At present, Ghana is a perfect example of this market reality.  Economic growth for 2012 is currently on track for a 7.5% increase.  This figure is less than the 14.5% GDP rise recorded in 2011, and the cedi, Ghana’s national currency, has weakened considerably over the period, raising concerns among many.

The World Bank classifies the Republic of Ghana as a “Lower–Middle Income Economy”, although within Africa, it ranks number three behind South Africa and Nigeria.

From a global perspective, it is an “emerging” economy that is in a favorable development phase.  Growth, however, does not come without its share of challenges, one being the weakening nature of its national currency, the “cedi” (ISO code “GHS”; Local symbol “GH¢”).  The cedi has weakened noticeably versus the US dollar over the past year, as depicted in the following chart:

 

Currency exchange rates are often referred to as the “fulcrum” between a nation’s domestic economic activities and how the global investment community compares it on a relative basis to other countries’ economies.  There are many fundamental drivers for this evaluation process, but it is not uncommon for a small country’s foreign exchange rate to gyrate widely and depreciate, even when the local economy is growing faster than most other countries.  As a matter of fact, the cedi has actually been one of the worst performing currencies versus the Greenback, but this positioning is not necessarily bad.

In today’s era of globalization, markets are more interconnected than ever before, and capital can flow across national borders, both in and out, in an instant, based on the prevailing risk profile of the global economy, which may be the opposite of what is experienced on a local level.  Ghana is truly in “growth mode”, but like any small business struggling to get to the next level, it has working capital needs that must be financed in order to capitalize on improving prospects for the future.

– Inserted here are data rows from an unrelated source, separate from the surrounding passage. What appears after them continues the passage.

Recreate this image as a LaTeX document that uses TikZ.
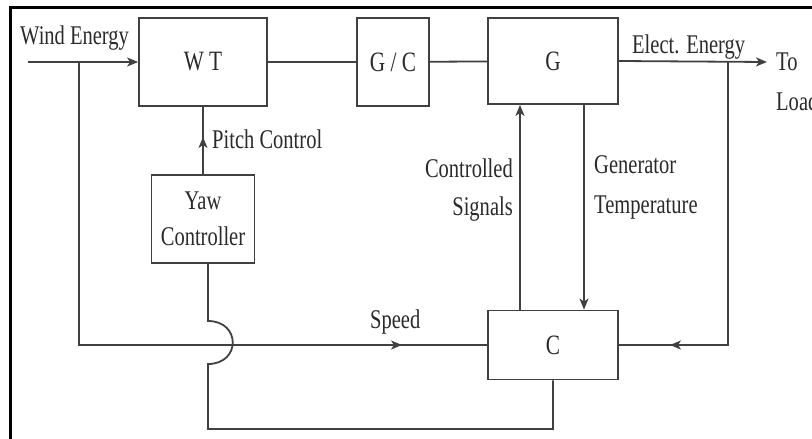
\documentclass[tikz,border=0pt]{standalone}
\usepackage{fontspec}
\setmainfont[FakeStretch=0.76]{Liberation Serif}
\usetikzlibrary{arrows.meta}
\definecolor{ln}{RGB}{64,64,64}
\definecolor{txc}{RGB}{42,42,42}
\begin{document}
\begin{tikzpicture}[x=1pt,y=-1pt,
  box/.style={draw=ln, line width=1.8pt, inner sep=0pt, text=txc, font=\fontsize{28}{36}\selectfont, align=center},
  lbl/.style={inner sep=0pt, text=txc, font=\fontsize{27}{38}\selectfont},
  wire/.style={draw=ln, line width=1.8pt},
  arr/.style={wire, -{Stealth[length=11pt,width=9pt,inset=3pt]}}]
\useasboundingbox (0,0) rectangle (812,439);
\fill[white] (0,0) rectangle (812,439);
\draw[black, line width=3pt] (10,440) -- (10,7) -- (813,7);
% boxes
\node[box, minimum width=128pt, minimum height=88pt] (WT) at (203,62) {W T};
\node[box, minimum width=72pt, minimum height=88pt] (GC) at (393,62) {G / C};
\node[box, minimum width=130pt, minimum height=86pt] (G) at (553,61) {G};
\node[box, minimum width=103pt, minimum height=88pt, font=\fontsize{27}{36}\selectfont] (Yaw) at (203,219) {Yaw\\Controller};
\node[box, minimum width=130pt, minimum height=69pt] (C) at (553,345) {C};
% coordinates
\coordinate (win) at (28,62);
\coordinate (wj) at (79,62);
\coordinate (wc) at (79,345);
\coordinate (sm) at (402,345);
\coordinate (out) at (767,62);
\coordinate (ej) at (728,62);
\coordinate (ec) at (728,345);
\coordinate (cm) at (670,345);
\coordinate (pm) at (203,137);
\coordinate (sx) at (520,0);
\coordinate (tmpx) at (584,0);
\coordinate (bl) at (208,429);
\coordinate (jlo) at (208,364);
\coordinate (jhi) at (208,321);
% connectors
\draw[arr] (win) -- (WT.west);
\draw[wire] (WT) -- (GC);
\draw[wire] (GC) -- (G);
\draw[arr] (G.east) -- (out);
\draw[wire] (wj) -- (wc) -- (C.west);
\draw[arr] (wc) -- (sm);
\draw[wire] (ej) -- (ec) -- (C.east);
\draw[arr] (ec) -- (cm);
\draw[wire] (Yaw.north) -- (WT.south);
\draw[arr] (Yaw.north) -- (pm);
\draw[arr] (C.north -| sx) -- (G.south -| sx);
\draw[arr] (G.south -| tmpx) -- (C.north -| tmpx);
\draw[wire] (C.south) |- (bl) -- (jlo) .. controls (241,364) and (241,321) .. (jhi) -- (Yaw.south -| bl);
% labels
\node[lbl, anchor=base west] at (20,45) {Wind Energy};
\node[lbl, anchor=base west] at (212,148) {Pitch Control};
\node[lbl, anchor=base east] at (513,177) {Controlled};
\node[lbl, anchor=base east] at (513,215) {Signals};
\node[lbl, anchor=base west] at (594,173) {Generator};
\node[lbl, anchor=base west] at (594,213) {Temperature};
\node[lbl, anchor=base west] at (370,328) {Speed};
\node[lbl, anchor=base west] at (632,53) {Elect. Energy};
\node[lbl, anchor=base west] at (776,70) {To};
\node[lbl, anchor=base west] at (776,110) {Load};
\end{tikzpicture}
\end{document}
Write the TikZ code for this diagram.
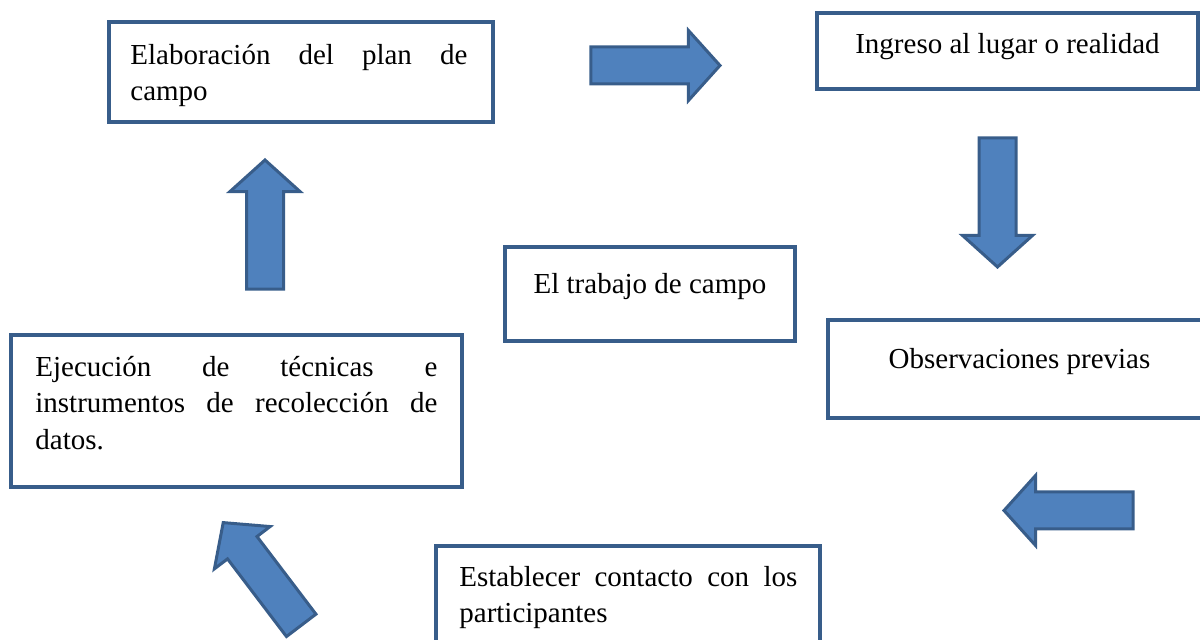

The economy of Ghana is heavily dependent on exports in oil, commodities, and agriculture, all of which need important investments in equipment and infrastructure that must come from outside the country.

Imports are on the rise.  Inflation has been hovering for two years in the 8.5% to 9.2% range, necessitating a recent increase in interest rates by the central bank to 14.5% to help curb local price increases.  Government borrowings are planned to meet any capital gaps, while foreign exchange reserves are maintained at a $5.4 billion level, enough to finance over three months of imports.

Will conditions improve for the cedi going forward?  Jacob Brobbey, a currency trader at the Ghanaian unit of Barclays Bank Plc, believes better times are ahead when he recently noted that, “We are seeing strong dollar demand from the commerce and manufacturing industry, most I believe are built up from last year.  With time we hope to see mining companies and non-governmental organizations sell dollars on the market.”

Currency values, however, are a “relative” matter.  Economic crises have occurred in both Japan and Europe over the past year, causing a massive repatriation of capital from foreign investments to occur, putting extreme pressure on the cedi and many other emerging market currencies, as well.  A weaker currency, however, will increase demand for Ghana’s exports and attract foreign investment, both crucial requirements for future growth.  Perhaps, Europe should follow Ghana’s lead and weaken the euro to improve its growth prospects going forward.